Seit Sharon glauben die Israeli, dass es zu ihrem Vorteil gereiche, von Frieden zu sprechen und gleichzeitig dafür zu sorgen, dass die expansionistische Kolonisierungspolitik der Landnahme weiter vorangetrieben wird und die Palästinenser der Besetzten Gebiete in möglichst isolierte und verarmende Ghettos zurückgedrängt werden.

Der Bau der Mauer hat die kolonialisierten Teile der von Israel dominierten Region von den demokratisch regierten säuberlich isoliert. Dies hilft mit, die Illusion eines kommenden Zweistaatenfriedens zu fördern. Für das Stimmvolk diesseits der Mauer herrscht eine Normalität, die an Wohlstand grenzt, und die unschönen Einzelheiten der Enteignung und Niederhaltung der Palästinenser auf der anderen Seite der Mauer bleiben weitgehend unerkannt, unbewusst oder verdrängt. Gleichzeitig sorgt eine Dauerpropaganda dafür, dass die Angst vor den Untaten der Palästinenser immer aufrechterhalten und systematisch weiter geschürt wird. So ergibt sich das Trugbild, es läge an „Ihnen“, dass kein Frieden zustande komme. Die Anderen wollten ja nicht!„ Sobald „Sie“ wollen, kommt es zum Frieden!“

Was in Wirklichkeit vor sich geht, ist die langsame Konzentration einer verarmenden palästinensischen Bevölkerung, die ihrer Bewegungsfreiheit beraubt und auf möglichst enge Gebiete zusammengetrieben wird, so dass die übrigen Teile der Besetzten Gebiete allmählich von Siedlern „übernommen“ und de facto an Israel angeschlossen werden können. Die Sonderstrassen für Siedler machen dies ebenso klar wie die Siedlungen selbst mit den sie umgebenden „Landreserven“, die schrittweise das Territorium der Westjordangebiete „enteignen“ und „übernehmen“.
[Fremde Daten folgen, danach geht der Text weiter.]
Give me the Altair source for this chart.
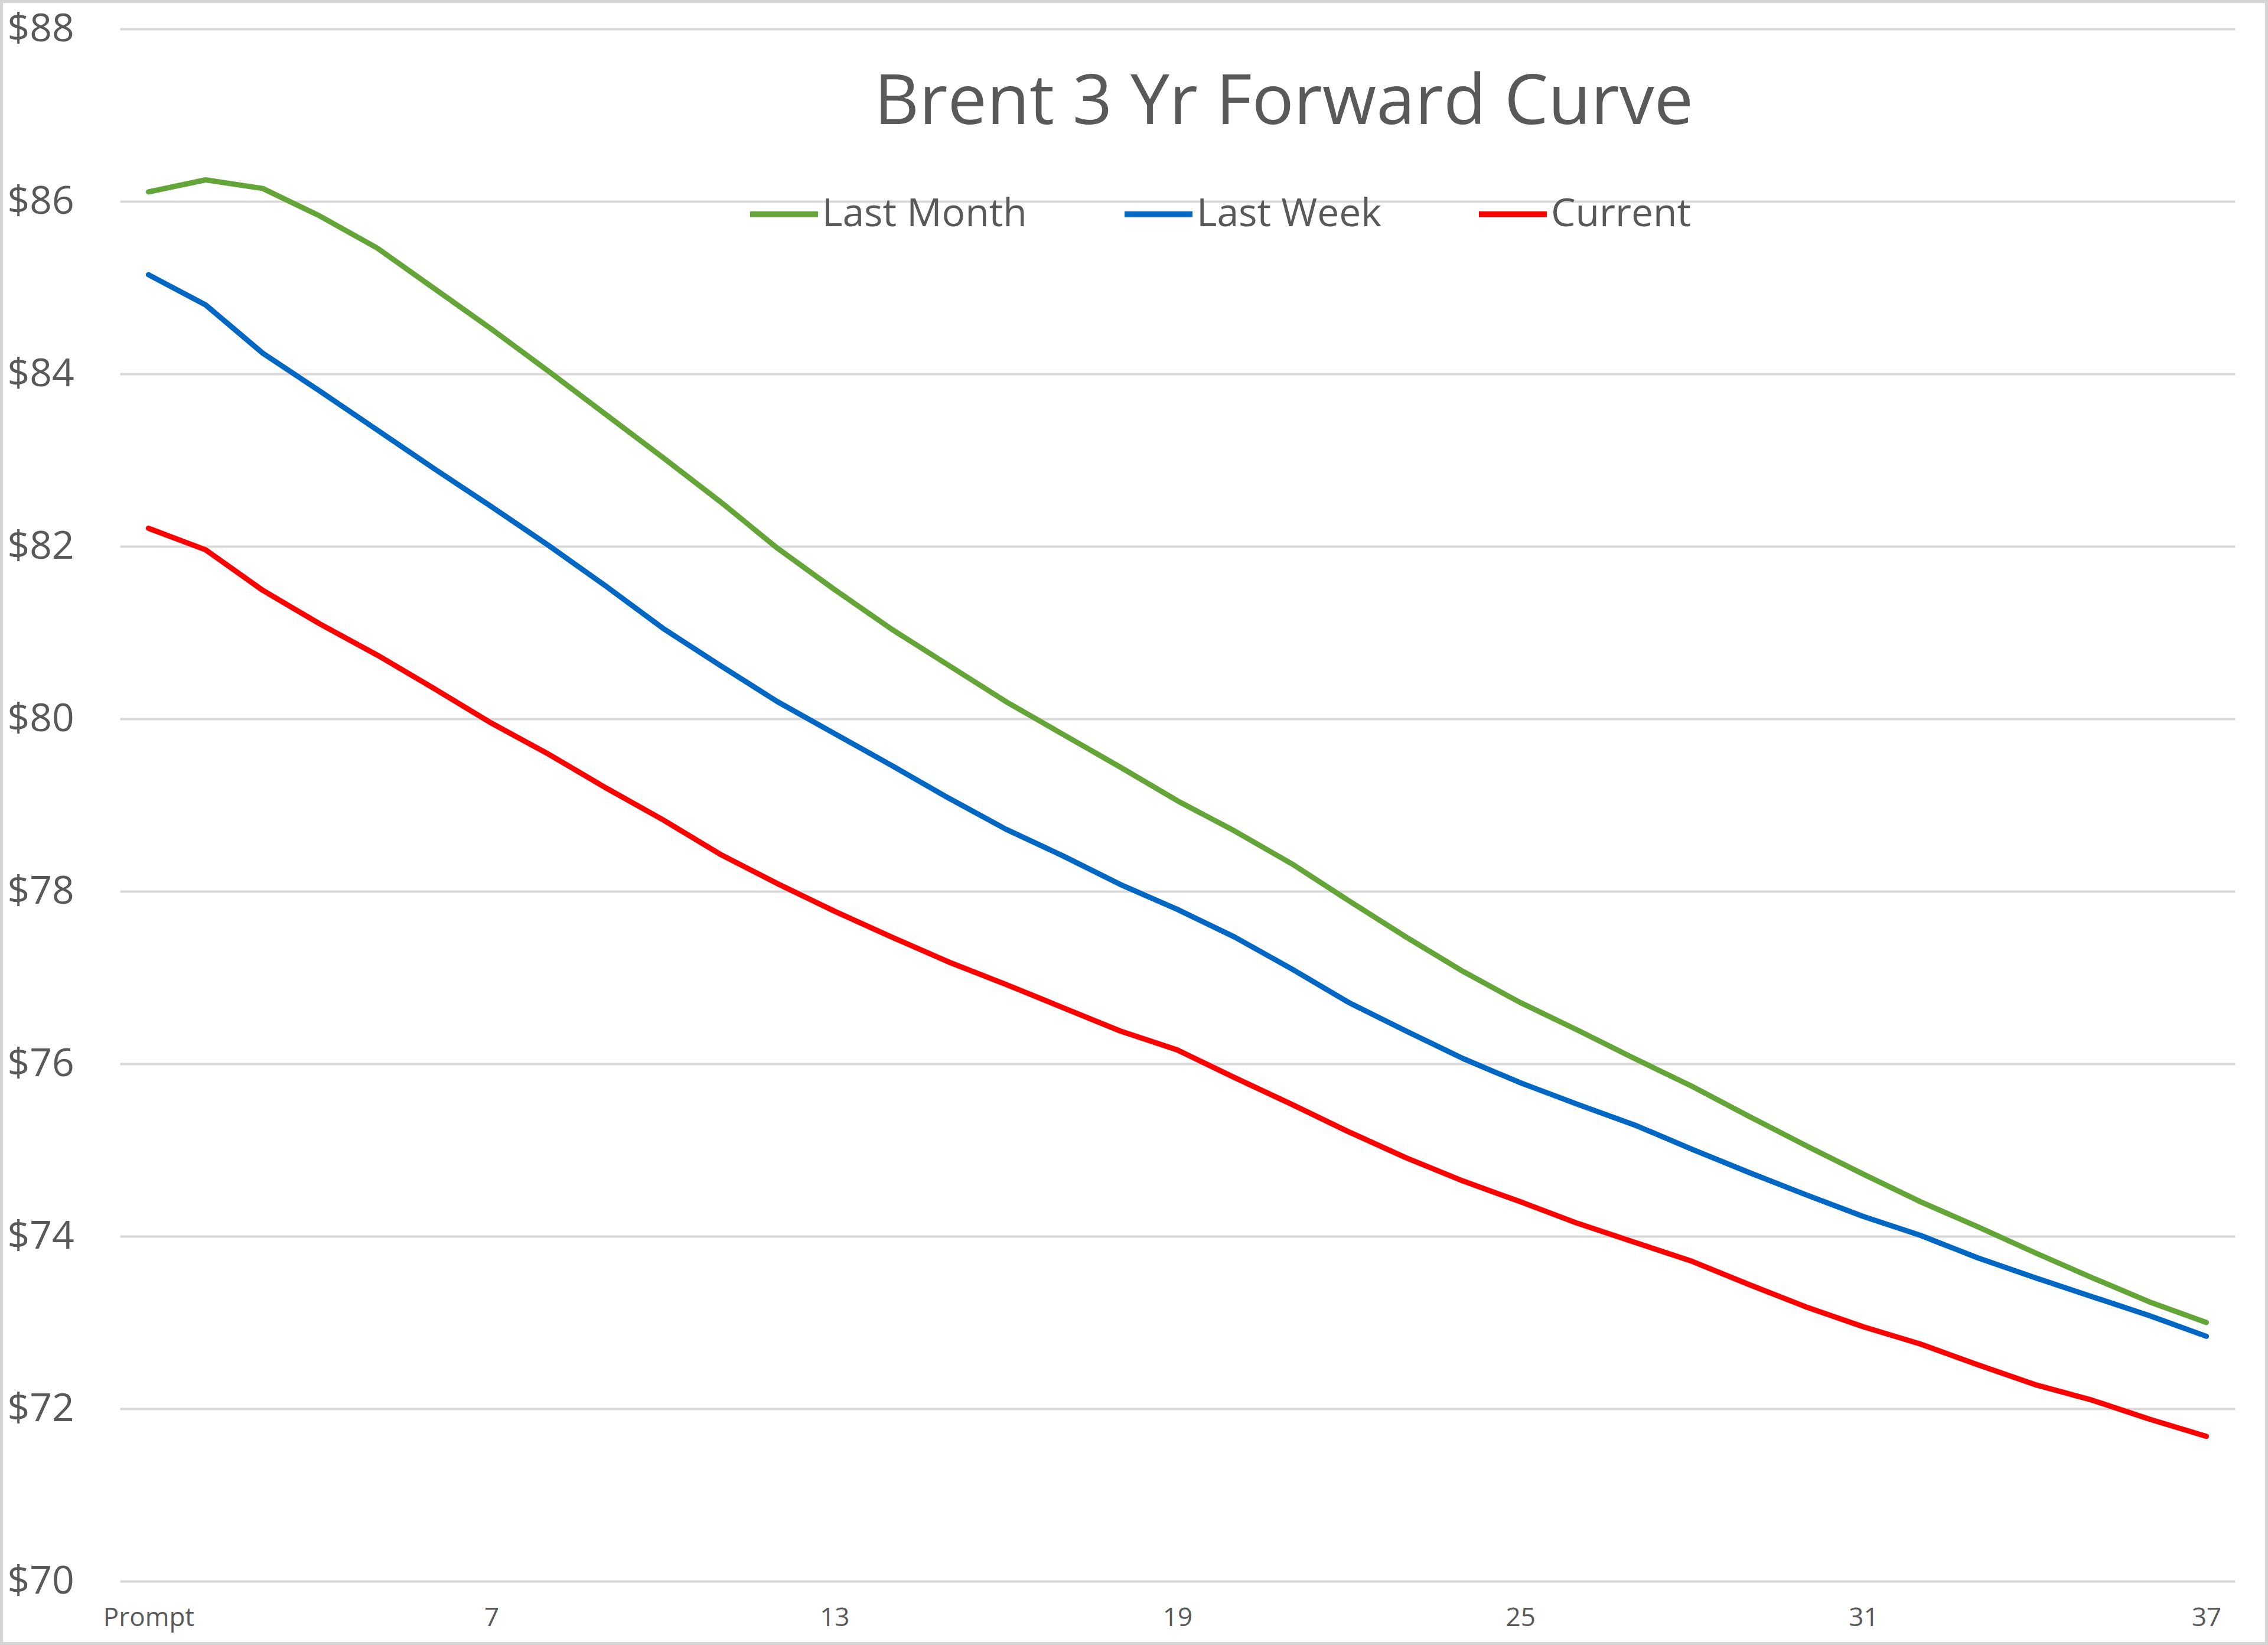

Eine realistische Sicht der Dinge müsste die Palästinenser vor die Frage stellen: was ist besser, in Bantustans leben oder als Zweitklassbürger in einem ganz Palästina umfassenden Israel. – Die Antwort darauf hängt wesentlich davon ab, was genau „leben in Bantustans“ oder „leben als Zweitklassbürger in Grossisrael“ für die Menschen bedeuten würde. Welche Lebensbedingungen würden für sie geschaffen? Und wie würden sie sich verändern, wenn die Bewohner der Bantustans oder die Zweitklassbürger von Grossisrael aufbegehren? – Durch ihre Abschnürungsmassnahmen gegenüber Gaza versuchen die Israeli den Palästinensern zu zeigen: „Es hängt von euch ab, unter welchen Bedingungen ihr unter uns leben wollt. – Wenn ihr brav und folgsam seit, werden sich eure Lebensumstände verbessern (allerdings nie so weit, dass sie denen der Israeli gleich kommen, denn sie sind ja die Erstklassbürger). Wenn ihr euch aber ungehorsam und feindlich zeigt, werden wir dafür sorgen, dass ihr am Rande des Hungers unter der Drohung unserer Kanonen und Bombardierungen und ohne feste Dächer über euren Köpfen dahinvegetieren müsst.“

All dies geschieht vorläufig noch „hinter der Mauer“ und „jenseits der Sperrzäune von Gaza“ unter dem Schleier der angeblichen Vorläufigkeit. Wenn die Illusion eines „Friedensprozesses“ endgültig und unübersehbar zusammenbricht, werden die Tatsachen unverschleiert hervortreten, und Israel wird sich gezwungen sehen, institutionelle Regeln zu schaffen, die der bestehenden Sachlage entsprechen und darauf abzielen, die Erhaltung der bestehenden menschenverachtenden Zustände rechtlich festzuschreiben. Der Rest der Welt wird entscheiden müssen, ob er solche nun offizialisierten Regelungen hinnehmen, oder ob er sie ablehnen will.